• _Requirements_
Only the lines from the top of the listing below to the line that has "-0.44, -0.44, -0.45];" should be echoed, with both ends kept and pictures left out.

• _Data block_
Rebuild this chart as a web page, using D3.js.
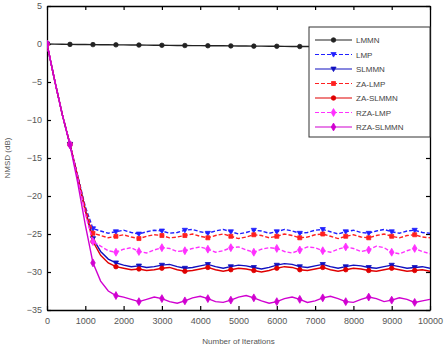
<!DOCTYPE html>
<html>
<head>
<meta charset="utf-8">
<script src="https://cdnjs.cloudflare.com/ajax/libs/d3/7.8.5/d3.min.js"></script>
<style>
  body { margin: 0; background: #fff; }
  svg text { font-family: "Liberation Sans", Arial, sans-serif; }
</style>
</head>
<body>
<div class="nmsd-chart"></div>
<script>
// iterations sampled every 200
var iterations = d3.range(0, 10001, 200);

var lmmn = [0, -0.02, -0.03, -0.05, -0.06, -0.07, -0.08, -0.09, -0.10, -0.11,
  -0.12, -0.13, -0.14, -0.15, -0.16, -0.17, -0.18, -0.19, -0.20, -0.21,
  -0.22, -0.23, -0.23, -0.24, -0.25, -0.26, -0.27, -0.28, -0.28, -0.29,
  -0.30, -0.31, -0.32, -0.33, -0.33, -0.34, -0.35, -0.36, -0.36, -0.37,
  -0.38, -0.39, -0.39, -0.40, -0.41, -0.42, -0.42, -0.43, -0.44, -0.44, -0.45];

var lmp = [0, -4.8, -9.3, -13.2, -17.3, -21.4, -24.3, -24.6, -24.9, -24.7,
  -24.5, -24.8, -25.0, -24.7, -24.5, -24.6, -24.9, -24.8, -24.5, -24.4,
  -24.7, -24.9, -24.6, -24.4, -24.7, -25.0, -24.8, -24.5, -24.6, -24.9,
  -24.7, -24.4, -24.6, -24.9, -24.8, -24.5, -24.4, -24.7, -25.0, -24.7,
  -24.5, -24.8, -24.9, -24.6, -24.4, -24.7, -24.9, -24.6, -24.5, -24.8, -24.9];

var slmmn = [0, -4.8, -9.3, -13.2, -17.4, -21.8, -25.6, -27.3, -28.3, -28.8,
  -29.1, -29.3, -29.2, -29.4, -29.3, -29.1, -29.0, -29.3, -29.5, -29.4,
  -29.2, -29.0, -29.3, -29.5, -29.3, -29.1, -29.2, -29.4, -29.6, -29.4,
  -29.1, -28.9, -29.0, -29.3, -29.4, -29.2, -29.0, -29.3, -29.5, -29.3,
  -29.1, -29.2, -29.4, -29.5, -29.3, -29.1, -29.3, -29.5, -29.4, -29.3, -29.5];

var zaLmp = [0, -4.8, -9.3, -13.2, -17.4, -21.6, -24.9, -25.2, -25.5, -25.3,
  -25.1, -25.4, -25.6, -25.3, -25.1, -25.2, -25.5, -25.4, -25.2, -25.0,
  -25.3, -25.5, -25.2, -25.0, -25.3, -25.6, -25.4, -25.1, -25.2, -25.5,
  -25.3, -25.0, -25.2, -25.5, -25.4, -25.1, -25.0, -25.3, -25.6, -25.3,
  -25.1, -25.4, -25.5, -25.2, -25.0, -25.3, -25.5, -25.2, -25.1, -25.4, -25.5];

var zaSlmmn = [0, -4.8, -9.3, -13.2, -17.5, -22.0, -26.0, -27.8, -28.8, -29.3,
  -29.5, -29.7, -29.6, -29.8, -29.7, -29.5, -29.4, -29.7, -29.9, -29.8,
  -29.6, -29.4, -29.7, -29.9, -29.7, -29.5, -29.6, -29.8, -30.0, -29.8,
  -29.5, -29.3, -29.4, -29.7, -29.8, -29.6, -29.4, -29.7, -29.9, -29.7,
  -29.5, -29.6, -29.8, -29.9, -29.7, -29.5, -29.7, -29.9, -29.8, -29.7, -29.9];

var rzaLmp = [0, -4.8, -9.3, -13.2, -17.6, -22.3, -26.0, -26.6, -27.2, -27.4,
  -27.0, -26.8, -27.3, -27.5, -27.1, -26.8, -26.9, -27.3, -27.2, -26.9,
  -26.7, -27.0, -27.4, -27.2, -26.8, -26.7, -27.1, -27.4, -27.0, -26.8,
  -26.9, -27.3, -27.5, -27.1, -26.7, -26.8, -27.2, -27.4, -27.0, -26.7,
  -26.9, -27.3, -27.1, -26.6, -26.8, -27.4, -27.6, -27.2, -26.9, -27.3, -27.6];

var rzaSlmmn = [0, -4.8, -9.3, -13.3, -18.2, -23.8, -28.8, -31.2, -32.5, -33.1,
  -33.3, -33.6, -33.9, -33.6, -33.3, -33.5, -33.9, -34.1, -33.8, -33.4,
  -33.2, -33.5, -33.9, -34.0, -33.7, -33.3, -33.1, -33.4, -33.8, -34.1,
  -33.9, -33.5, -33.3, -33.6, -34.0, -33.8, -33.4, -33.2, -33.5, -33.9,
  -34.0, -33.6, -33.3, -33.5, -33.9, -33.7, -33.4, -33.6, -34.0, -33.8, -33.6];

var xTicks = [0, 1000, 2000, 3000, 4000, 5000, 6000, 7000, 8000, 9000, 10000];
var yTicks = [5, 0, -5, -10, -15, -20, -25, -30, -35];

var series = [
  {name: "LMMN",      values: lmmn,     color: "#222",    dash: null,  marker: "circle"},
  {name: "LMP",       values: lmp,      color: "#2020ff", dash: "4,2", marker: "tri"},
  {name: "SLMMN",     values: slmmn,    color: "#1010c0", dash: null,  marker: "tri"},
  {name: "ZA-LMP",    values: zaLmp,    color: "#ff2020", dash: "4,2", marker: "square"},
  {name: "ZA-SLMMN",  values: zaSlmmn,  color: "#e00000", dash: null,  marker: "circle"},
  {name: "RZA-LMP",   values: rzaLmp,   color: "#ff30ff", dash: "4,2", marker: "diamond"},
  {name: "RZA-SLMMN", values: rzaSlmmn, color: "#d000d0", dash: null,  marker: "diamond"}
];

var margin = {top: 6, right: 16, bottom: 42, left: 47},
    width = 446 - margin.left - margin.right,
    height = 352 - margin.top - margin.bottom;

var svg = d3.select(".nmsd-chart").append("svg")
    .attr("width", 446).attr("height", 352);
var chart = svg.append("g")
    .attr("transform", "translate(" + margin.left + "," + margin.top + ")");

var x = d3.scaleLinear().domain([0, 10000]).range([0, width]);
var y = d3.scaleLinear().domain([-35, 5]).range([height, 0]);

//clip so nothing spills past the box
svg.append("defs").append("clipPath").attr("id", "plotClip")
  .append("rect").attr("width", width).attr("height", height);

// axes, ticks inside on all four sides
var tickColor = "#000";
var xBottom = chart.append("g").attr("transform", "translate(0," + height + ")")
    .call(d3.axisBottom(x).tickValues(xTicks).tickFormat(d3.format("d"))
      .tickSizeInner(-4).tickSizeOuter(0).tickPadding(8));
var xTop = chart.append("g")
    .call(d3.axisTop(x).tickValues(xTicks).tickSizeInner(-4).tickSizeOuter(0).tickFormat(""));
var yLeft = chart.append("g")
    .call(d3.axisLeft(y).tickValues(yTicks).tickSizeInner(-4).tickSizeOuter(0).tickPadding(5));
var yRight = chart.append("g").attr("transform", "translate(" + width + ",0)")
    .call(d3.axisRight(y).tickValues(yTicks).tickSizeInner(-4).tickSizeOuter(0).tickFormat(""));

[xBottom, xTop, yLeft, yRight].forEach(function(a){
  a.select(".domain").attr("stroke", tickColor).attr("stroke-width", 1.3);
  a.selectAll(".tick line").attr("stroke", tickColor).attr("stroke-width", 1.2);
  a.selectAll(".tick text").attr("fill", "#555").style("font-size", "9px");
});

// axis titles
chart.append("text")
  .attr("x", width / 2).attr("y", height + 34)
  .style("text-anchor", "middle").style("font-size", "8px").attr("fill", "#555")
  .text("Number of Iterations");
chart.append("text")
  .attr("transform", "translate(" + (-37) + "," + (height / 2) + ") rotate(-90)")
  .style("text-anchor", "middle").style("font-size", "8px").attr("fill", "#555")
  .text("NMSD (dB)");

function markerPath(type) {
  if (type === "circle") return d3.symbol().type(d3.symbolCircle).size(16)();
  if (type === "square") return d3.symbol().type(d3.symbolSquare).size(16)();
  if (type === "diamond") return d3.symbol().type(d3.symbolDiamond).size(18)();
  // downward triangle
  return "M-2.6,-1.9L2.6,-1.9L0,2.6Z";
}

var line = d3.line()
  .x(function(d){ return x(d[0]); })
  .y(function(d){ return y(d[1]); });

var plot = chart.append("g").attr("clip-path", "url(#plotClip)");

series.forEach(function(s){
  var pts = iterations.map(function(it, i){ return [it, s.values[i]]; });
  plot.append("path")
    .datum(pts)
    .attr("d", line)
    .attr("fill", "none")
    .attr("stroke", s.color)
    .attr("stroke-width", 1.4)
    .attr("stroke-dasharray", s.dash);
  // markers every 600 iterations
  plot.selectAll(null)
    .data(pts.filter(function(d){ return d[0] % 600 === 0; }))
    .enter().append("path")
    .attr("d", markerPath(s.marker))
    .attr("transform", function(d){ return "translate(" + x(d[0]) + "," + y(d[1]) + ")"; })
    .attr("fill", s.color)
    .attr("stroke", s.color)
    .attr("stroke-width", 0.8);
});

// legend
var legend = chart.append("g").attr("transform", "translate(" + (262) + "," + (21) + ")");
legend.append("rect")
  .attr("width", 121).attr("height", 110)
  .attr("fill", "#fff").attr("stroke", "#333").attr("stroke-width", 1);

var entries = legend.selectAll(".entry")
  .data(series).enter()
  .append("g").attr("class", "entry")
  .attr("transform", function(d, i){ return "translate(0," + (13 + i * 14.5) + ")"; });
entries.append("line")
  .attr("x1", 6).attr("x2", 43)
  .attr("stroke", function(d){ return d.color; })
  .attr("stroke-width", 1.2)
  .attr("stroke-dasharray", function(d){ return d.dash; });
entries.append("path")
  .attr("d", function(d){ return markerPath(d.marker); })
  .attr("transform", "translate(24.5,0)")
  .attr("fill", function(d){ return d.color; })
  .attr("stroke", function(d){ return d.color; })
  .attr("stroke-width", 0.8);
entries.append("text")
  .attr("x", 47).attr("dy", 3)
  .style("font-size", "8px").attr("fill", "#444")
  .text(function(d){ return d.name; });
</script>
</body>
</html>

• _Output of the exercise_
Rebuild this chart as a web page, using D3.js.
<!DOCTYPE html>
<html>
<head>
<meta charset="utf-8">
<script src="https://cdnjs.cloudflare.com/ajax/libs/d3/7.8.5/d3.min.js"></script>
<style>
  body { margin: 0; background: #fff; }
  svg text { font-family: "Liberation Sans", Arial, sans-serif; }
</style>
</head>
<body>
<div class="nmsd-chart"></div>
<script>
// iterations sampled every 200
var iterations = d3.range(0, 10001, 200);

var lmmn = [0, -0.02, -0.03, -0.05, -0.06, -0.07, -0.08, -0.09, -0.10, -0.11,
  -0.12, -0.13, -0.14, -0.15, -0.16, -0.17, -0.18, -0.19, -0.20, -0.21,
  -0.22, -0.23, -0.23, -0.24, -0.25, -0.26, -0.27, -0.28, -0.28, -0.29,
  -0.30, -0.31, -0.32, -0.33, -0.33, -0.34, -0.35, -0.36, -0.36, -0.37,
  -0.38, -0.39, -0.39, -0.40, -0.41, -0.42, -0.42, -0.43, -0.44, -0.44, -0.45];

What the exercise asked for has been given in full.